Saturday, 17 October 2009

summary of studies

economics:the study of how to allocate scarcities in the most affective way.
factors of production:1)land 2)labour 3)capital 4)interprise
want are things that we'd like to have without considering if their factors of production are available or not.
the difference between wants and needs is that we can go whithout wants but about needs its almost impossible.
we need natural resources to asnswer our needs, however natural resources are finite,so our require to the economics and study of how to deal with scarcities appears.
economic provides different ways to allocating scarce resources which is known by choices.
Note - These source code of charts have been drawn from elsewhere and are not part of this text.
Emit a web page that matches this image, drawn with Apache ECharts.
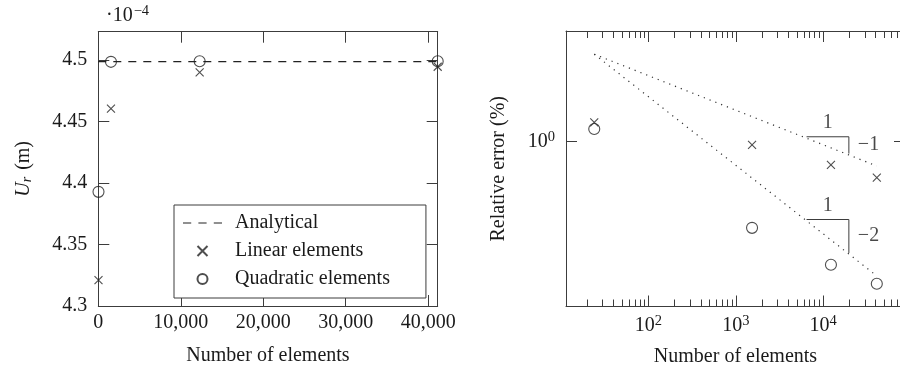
<!DOCTYPE html>
<html><head><meta charset="utf-8">
<script src="https://cdn.jsdelivr.net/npm/echarts@6/dist/echarts.min.js"></script>
<style>html,body{margin:0;padding:0;background:#fff}#c{width:900px;height:370px}</style>
</head><body><div id="c"></div>
<script>
// ---- data ----
const nElements = [24, 1536, 12288, 41150];
const linearU = [4.3211, 4.4605, 4.4900, 4.4945];      // x 1e-4 m
const quadraticU = [4.3928, 4.4985, 4.4990, 4.4990];   // x 1e-4 m
const analyticalN = [0, 41150];
const analyticalU = [4.4987, 4.4987];
const linearErr = [3.61, 0.807, 0.212, 0.091];          // %
const quadraticErr = [2.31, 0.0032, 0.000275, 0.0000771];
const slopeN = [24, 41150];
const slope1Err = [338, 0.197];
const slope2Err = [338, 0.00013];
const triN = [6460, 19700, 19700];
const tri1Err = [1.38, 1.38, 0.45];
const tri2Err = [0.00558, 0.00558, 0.000601];
const tri1LabelPts = [[11300, 1.38, '1'], [19700, 0.79, '\u22121']];
const tri2LabelPts = [[11300, 0.00558, '1'], [19700, 0.00183, '\u22122']];
const xTicksLin = [0, 10000, 20000, 30000, 40000];
const yTicksLin = [4.3, 4.35, 4.4, 4.45, 4.5];
const xTicksLog = [100, 1000, 10000];
const xMinorLog = [20, 30, 40, 50, 60, 70, 80, 90,
  200, 300, 400, 500, 600, 700, 800, 900,
  2000, 3000, 4000, 5000, 6000, 7000, 8000, 9000,
  20000, 30000, 40000, 50000, 60000, 70000, 80000];
const yTicksLog = [1];

// ---- style ----
const FONT = 'Liberation Serif';
const TXT = '#1a1a1a';
const FRAME = '#3c3c3c';
const FS = 20;
const pts = (xs, ys) => xs.map((x, i) => [x, ys[i]]);
const CROSS = 'path://M0,0L10,10M0,10L10,0';
const DASH_ICON = 'path://M0,0h8v1.2h-8zM15,0h8v1.2h-8zM30,0h8v1.2h-8z';
const supRich = {
  b: { fontFamily: FONT, fontSize: FS, color: TXT },
  s: { fontFamily: FONT, fontSize: 14.5, color: TXT, padding: [0, 0, 9, 0] }
};
const pow10 = v => '{b|10}{s|' + String(Math.round(Math.log10(v))).replace('-', '\u2212') + '}';
const fmtLin = v => String(v).replace(/\B(?=(\d{3})+(?!\d))/g, ',');

function linAxis(grid, pos, extra) {
  return Object.assign({
    type: 'value', gridIndex: grid, position: pos,
    axisLine: { show: true, onZero: false, lineStyle: { color: FRAME, width: 1 } },
    axisTick: { show: true, inside: true, length: 11, lineStyle: { color: FRAME, width: 1 } },
    axisLabel: { show: false },
    splitLine: { show: false }
  }, extra);
}

const chart = echarts.init(document.getElementById('c'), null, { renderer: 'canvas' });
const labelStyle = { fontFamily: FONT, fontSize: FS, color: TXT };

const option = {
  animation: false,
  backgroundColor: '#fff',
  textStyle: { fontFamily: FONT, color: TXT },
  grid: [
    { left: 98.3, top: 31.7, right: 462.3, bottom: 64, outerBoundsMode: 'none', containLabel: false },
    { left: 566, top: 31, right: -5, bottom: 63.5, outerBoundsMode: 'none', containLabel: false }
  ],
  xAxis: [
    linAxis(0, 'bottom', {
      min: 0, max: 41150,
      axisTick: { show: true, inside: true, length: 11, customValues: xTicksLin, lineStyle: { color: FRAME } },
      axisLabel: Object.assign({ show: true, margin: 7, customValues: xTicksLin, formatter: fmtLin }, labelStyle),
      name: 'Number of elements', nameLocation: 'middle', nameGap: 40, nameTextStyle: labelStyle
    }),
    linAxis(0, 'top', {
      min: 0, max: 41150,
      axisTick: { show: true, inside: true, length: 11, customValues: xTicksLin, lineStyle: { color: FRAME } }
    }),
    {
      type: 'log', logBase: 10, gridIndex: 1, position: 'bottom', min: 11.4, max: 86500,
      axisLine: { show: true, onZero: false, lineStyle: { color: FRAME } },
      axisTick: { show: true, inside: true, length: 11, customValues: xTicksLog, lineStyle: { color: FRAME } },
      axisLabel: { show: true, margin: 7, customValues: xTicksLog, formatter: pow10, rich: supRich },
      splitLine: { show: false }, minorTick: { show: false },
      name: 'Number of elements', nameLocation: 'middle', nameGap: 40, nameTextStyle: labelStyle
    },
    {
      type: 'log', logBase: 10, gridIndex: 1, position: 'bottom', min: 11.4, max: 86500,
      axisLine: { show: false },
      axisTick: { show: true, inside: true, length: 7, customValues: xMinorLog, lineStyle: { color: FRAME } },
      axisLabel: { show: false }, splitLine: { show: false }
    },
    {
      type: 'log', logBase: 10, gridIndex: 1, position: 'top', min: 11.4, max: 86500,
      axisLine: { show: true, onZero: false, lineStyle: { color: FRAME } },
      axisTick: { show: true, inside: true, length: 11, customValues: xTicksLog, lineStyle: { color: FRAME } },
      axisLabel: { show: false }, splitLine: { show: false }
    },
    {
      type: 'log', logBase: 10, gridIndex: 1, position: 'top', min: 11.4, max: 86500,
      axisLine: { show: false },
      axisTick: { show: true, inside: true, length: 7, customValues: xMinorLog, lineStyle: { color: FRAME } },
      axisLabel: { show: false }, splitLine: { show: false }
    }
  ],
  yAxis: [
    linAxis(0, 'left', {
      min: 4.3, max: 4.523,
      axisTick: { show: true, inside: true, length: 11, customValues: yTicksLin, lineStyle: { color: FRAME } },
      axisLabel: Object.assign({ show: true, margin: 11, customValues: yTicksLin, formatter: v => String(+(+v).toFixed(2)) }, labelStyle),
      name: '{i|U}{sub|r} (m)', nameLocation: 'middle', nameGap: 64,
      nameTextStyle: Object.assign({}, labelStyle, {
        rich: {
          i: { fontFamily: FONT, fontSize: FS, fontStyle: 'italic', color: TXT },
          sub: { fontFamily: FONT, fontSize: 14, fontStyle: 'italic', color: TXT, padding: [8, 2, 0, 0] }
        }
      })
    }),
    linAxis(0, 'right', {
      min: 4.3, max: 4.523,
      axisTick: { show: true, inside: true, length: 11, customValues: yTicksLin, lineStyle: { color: FRAME } }
    }),
    {
      type: 'log', logBase: 10, gridIndex: 1, position: 'left', min: 1.698e-5, max: 1585,
      axisLine: { show: true, onZero: false, lineStyle: { color: FRAME } },
      axisTick: { show: true, inside: true, length: 11, customValues: yTicksLog, lineStyle: { color: FRAME } },
      axisLabel: { show: true, margin: 11, customValues: yTicksLog, formatter: pow10, rich: supRich },
      splitLine: { show: false },
      name: 'Relative error (%)', nameLocation: 'middle', nameGap: 57, nameTextStyle: labelStyle
    },
    {
      type: 'log', logBase: 10, gridIndex: 1, position: 'right', min: 1.698e-5, max: 1585,
      axisLine: { show: true, onZero: false, lineStyle: { color: FRAME } },
      axisTick: { show: true, inside: true, length: 11, customValues: yTicksLog, lineStyle: { color: FRAME } },
      axisLabel: { show: false }, splitLine: { show: false }
    }
  ],
  legend: {
    orient: 'vertical', left: 174, top: 205,
    padding: [8, 36, 9, 9], itemGap: 8, itemWidth: 39, itemHeight: 10,
    backgroundColor: '#fff', borderColor: FRAME, borderWidth: 1, borderRadius: 0,
    selectedMode: false,
    textStyle: { fontFamily: FONT, fontSize: FS, color: TXT, padding: [0, 0, 0, 8] },
    data: [
      { name: 'Analytical', icon: DASH_ICON, itemStyle: { color: '#222', borderWidth: 0 } },
      'Linear elements',
      'Quadratic elements'
    ]
  },
  graphic: [
    {
      type: 'text', left: 106, top: 4, silent: true,
      style: {
        text: '\u00b710{s|\u22124}', fontFamily: FONT, fontSize: FS, fill: TXT,
        rich: { s: { fontFamily: FONT, fontSize: 14.5, fill: TXT, padding: [0, 0, 9, 1] } }
      }
    }
  ],
  series: [
    {
      name: 'Analytical', type: 'line', xAxisIndex: 0, yAxisIndex: 0,
      data: pts(analyticalN, analyticalU), symbol: 'none', showSymbol: false, silent: true,
      itemStyle: { color: '#222' },
      lineStyle: { color: '#222', width: 1.1, type: [8, 7] }, z: 2
    },
    {
      name: 'Linear elements', type: 'scatter', xAxisIndex: 0, yAxisIndex: 0,
      data: pts(nElements, linearU), symbol: CROSS, symbolSize: 8, silent: true,
      itemStyle: { color: 'transparent', borderColor: '#222', borderWidth: 1.1 }, z: 3
    },
    {
      name: 'Quadratic elements', type: 'scatter', xAxisIndex: 0, yAxisIndex: 0,
      data: pts(nElements, quadraticU), symbol: 'circle', symbolSize: 11, silent: true,
      itemStyle: { color: 'transparent', borderColor: '#222', borderWidth: 1.1 }, z: 3
    },
    {
      name: 'Linear error', type: 'scatter', xAxisIndex: 2, yAxisIndex: 2,
      data: pts(nElements, linearErr), symbol: CROSS, symbolSize: 8, silent: true,
      itemStyle: { color: 'transparent', borderColor: '#222', borderWidth: 1.1 }, z: 3
    },
    {
      name: 'Quadratic error', type: 'scatter', xAxisIndex: 2, yAxisIndex: 2,
      data: pts(nElements, quadraticErr), symbol: 'circle', symbolSize: 11, silent: true,
      itemStyle: { color: 'transparent', borderColor: '#222', borderWidth: 1.1 }, z: 3
    },
    {
      name: 'Slope -1', type: 'line', xAxisIndex: 2, yAxisIndex: 2, symbol: 'none', silent: true,
      data: pts(slopeN, slope1Err), lineStyle: { color: '#333', width: 1.2, type: [1.2, 5] }
    },
    {
      name: 'Slope -2', type: 'line', xAxisIndex: 2, yAxisIndex: 2, symbol: 'none', silent: true,
      data: pts(slopeN, slope2Err), lineStyle: { color: '#333', width: 1.2, type: [1.2, 5] }
    },
    {
      name: 'Triangle 1', type: 'line', xAxisIndex: 2, yAxisIndex: 2, symbol: 'none', silent: true,
      data: pts(triN, tri1Err), lineStyle: { color: FRAME, width: 1 }
    },
    {
      name: 'Triangle 2', type: 'line', xAxisIndex: 2, yAxisIndex: 2, symbol: 'none', silent: true,
      data: pts(triN, tri2Err), lineStyle: { color: FRAME, width: 1 }
    },
    {
      name: 'Triangle labels', type: 'scatter', xAxisIndex: 2, yAxisIndex: 2, symbolSize: 0, silent: true,
      data: tri1LabelPts.concat(tri2LabelPts).map((p, i) => ({
        value: [p[0], p[1]],
        label: {
          show: true, formatter: p[2], position: i % 2 === 0 ? 'top' : 'right',
          distance: i % 2 === 0 ? 4 : 9, fontFamily: FONT, fontSize: FS, color: TXT
        }
      }))
    }
  ]
};
chart.setOption(option);
</script>
</body></html>
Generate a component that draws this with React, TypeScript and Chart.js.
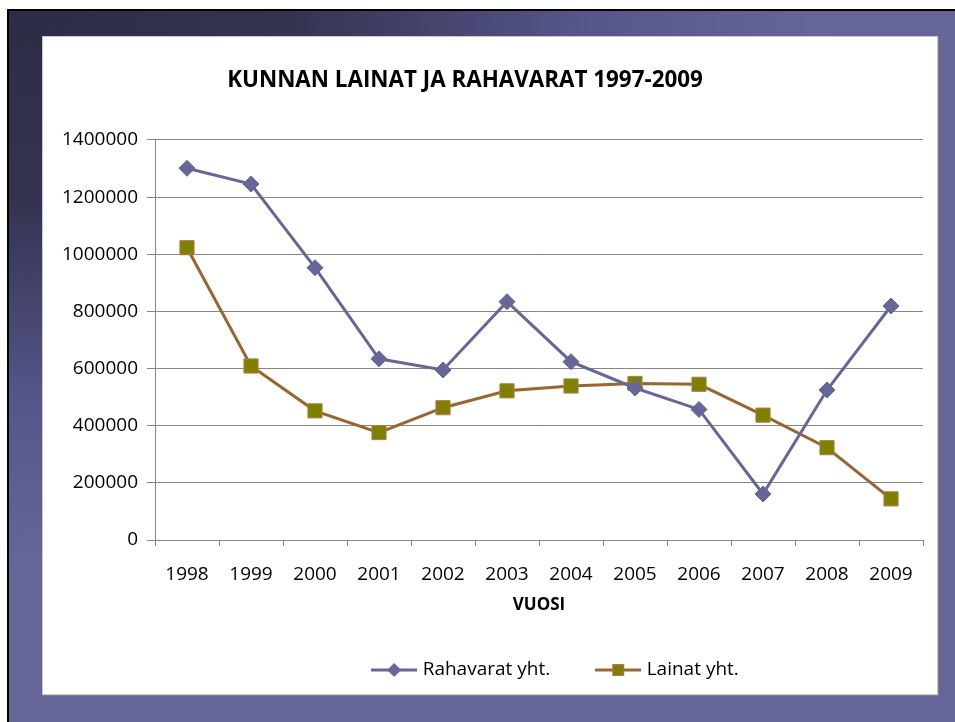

nevertheless making choices require things to be sacrificed for the others,economics can also help us to show how efficient choices are and help us with finding the (next)best alternative ,wich is called opportunity cost.
there are lots of contiries around the world which possess rich natural resources to product certain goods.one of the best ways for these conteries to improve their econom is to cocentrate a big region or their whole economy on that narrow range of the goods and services,this is called specialisation.
one of the other approaches to improve economy is division of labour.it means to break down productions into a series of seperate processes.this method can be used to increase output per employee or productivity which is much more greater than when each worker has tasked with producing the whole finished product.
developed economies are economies with a high level of income per head.eveloping economies are economies with relatively less level of income per head.
productive possibility curves are curves that can tell us whether we should produce less goods for the reason of producing more of another good or not.
it can also show us that the quantity of one product has became more capable,so manufactors have the chance to produce more amount of the good in term of suficating the others.
economic growth takes palce where the productive potential of economic changes.
productive potential is the maximum output that an economy is capable of producing.
shifting right(outwards)and left in the productive possibility curve can responsively show increase and decrease in the potential of the economy.